Anyways, consider this topic on hold until I can get that card into my NAS. I will update as soon as I can get it in, working, and tested, and hopefully that’s the end of this saga. Thanks again for your help folks.

So you have corrupted files when copying from TrueNAS to your Windows computer. How were you able to copy files from your Windows computer to TrueNAS? The same way and it worked fine?

As for copying files in Windows, yes it will show the full size and make the copy without the .part extension, that last one is when you download in a browser in your Downloads folder.

I fail to understand the setup here : NAS Onboard Ethernet ↔ TP Link Router ↔ Main Rig Onboard Ethernet -|- PCIe Wi-Fi/Bluetooth Card ↔ Home Router ↔ Web

I don’t understand the post, have you tried both wireless and also wired? I see you have tried on two different computers so we can rule out a Windows bug or your computers.

I doubt it’s the Realtek NIC card because it’s still functional and you were able to copy data to TrueNAS.

Your test is with files from 400 to 800 MB, what about smaller files?

Hey man, I appreciate you lending your help, but I’m not really sure how to answer because all of the information you just asked for is in the original post.

  1. Copying from Windows to TrueNAS is the problem.
  2. Yes, that’s my setup. My main rig is connected to two networks but I ruled out connection to the home router as the problem by isolating the local network which connects it to my NAS.
  3. I’m not hooking up a wireless router just to test this issue, nor am I going to transmit files that are hundreds of gigabytes over the air on the regular.
  4. It’s not unreasonable that it’s the network card given all the information provided by the other people who have supplied resources in this thread. One of the articles I read on the matter explained how on-board NICs are not designed to be saturated for long periods of time like a server setting demands, and I don’t find that explanation unsatisfactory. This is the current prevailing theory. I have the NIC for this now, and the process is being held up by the fact that one of my drives just threw up a bunch of SMART errors at less than 1000 hours. My ZRAID configuration means this isn’t really an issue but I’ve paused using my NAS until my replacement arrives, as I didn’t have a spare kicking around.
  5. My example was with 400-800MB files; as stated elsewhere in my post, some of these files are humongous 100GB+ RAW files from my cinema cameras. I haven’t collected any meaningful data on whether or not the corruption is more/less likely on bigger/smaller files.
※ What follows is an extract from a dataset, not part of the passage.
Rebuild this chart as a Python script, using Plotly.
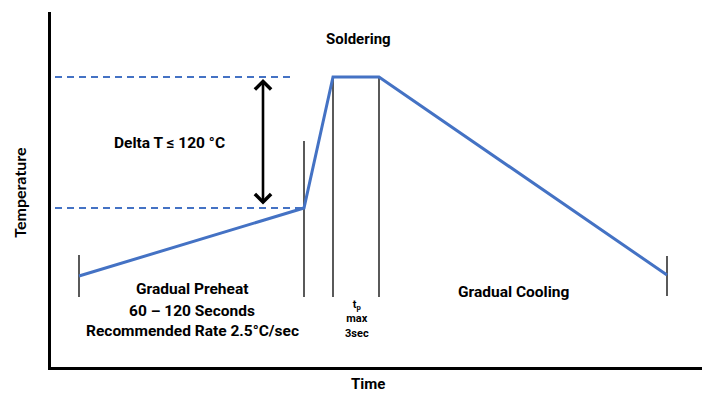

I know you don’t want to test with wireless but it would be a good test, the results might be quite interesting :slight_smile:

The SMART errors are interesting too, depends on what type of errors but it’s a possibility the drives is so corrupted that it causes the issue you have. Will be interesting with a new drive which is fully functional.

I wouldn’t worry about copying multiples 100 GB+ files, won’t saturate, I do it regularly on a lot of multiple different computers with multiple different NIC over many years, never had an issue.